=== Data provided ===
◆ ◆ ◆ ◆

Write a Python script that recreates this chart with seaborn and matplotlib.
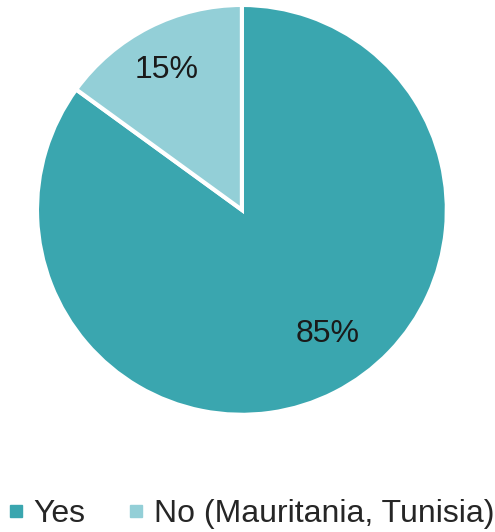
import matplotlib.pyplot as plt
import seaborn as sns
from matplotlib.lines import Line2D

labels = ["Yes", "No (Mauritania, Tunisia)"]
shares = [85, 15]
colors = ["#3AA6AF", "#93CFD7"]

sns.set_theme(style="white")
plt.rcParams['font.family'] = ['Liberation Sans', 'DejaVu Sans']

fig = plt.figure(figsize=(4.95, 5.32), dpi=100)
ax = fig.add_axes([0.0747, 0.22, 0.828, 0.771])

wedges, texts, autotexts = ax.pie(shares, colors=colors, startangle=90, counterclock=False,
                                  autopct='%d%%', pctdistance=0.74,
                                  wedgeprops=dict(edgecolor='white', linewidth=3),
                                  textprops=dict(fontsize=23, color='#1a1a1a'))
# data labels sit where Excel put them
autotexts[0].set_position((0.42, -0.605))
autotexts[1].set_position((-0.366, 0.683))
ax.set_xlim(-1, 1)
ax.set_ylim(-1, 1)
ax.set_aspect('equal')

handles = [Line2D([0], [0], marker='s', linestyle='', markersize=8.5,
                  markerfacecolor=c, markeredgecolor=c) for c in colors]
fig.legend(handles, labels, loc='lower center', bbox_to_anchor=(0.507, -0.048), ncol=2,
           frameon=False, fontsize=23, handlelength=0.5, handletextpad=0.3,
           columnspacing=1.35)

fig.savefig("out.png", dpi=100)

◆ ◆ ◆ ◆

=== Task directions ===
Restate the data above exactly, stripping out each image.

=== Result of the exercise ===
Write a Python script that recreates this chart with seaborn and matplotlib.
import matplotlib.pyplot as plt
import seaborn as sns
from matplotlib.lines import Line2D

labels = ["Yes", "No (Mauritania, Tunisia)"]
shares = [85, 15]
colors = ["#3AA6AF", "#93CFD7"]

sns.set_theme(style="white")
plt.rcParams['font.family'] = ['Liberation Sans', 'DejaVu Sans']

fig = plt.figure(figsize=(4.95, 5.32), dpi=100)
ax = fig.add_axes([0.0747, 0.22, 0.828, 0.771])

wedges, texts, autotexts = ax.pie(shares, colors=colors, startangle=90, counterclock=False,
                                  autopct='%d%%', pctdistance=0.74,
                                  wedgeprops=dict(edgecolor='white', linewidth=3),
                                  textprops=dict(fontsize=23, color='#1a1a1a'))
# data labels sit where Excel put them
autotexts[0].set_position((0.42, -0.605))
autotexts[1].set_position((-0.366, 0.683))
ax.set_xlim(-1, 1)
ax.set_ylim(-1, 1)
ax.set_aspect('equal')

handles = [Line2D([0], [0], marker='s', linestyle='', markersize=8.5,
                  markerfacecolor=c, markeredgecolor=c) for c in colors]
fig.legend(handles, labels, loc='lower center', bbox_to_anchor=(0.507, -0.048), ncol=2,
           frameon=False, fontsize=23, handlelength=0.5, handletextpad=0.3,
           columnspacing=1.35)

fig.savefig("out.png", dpi=100)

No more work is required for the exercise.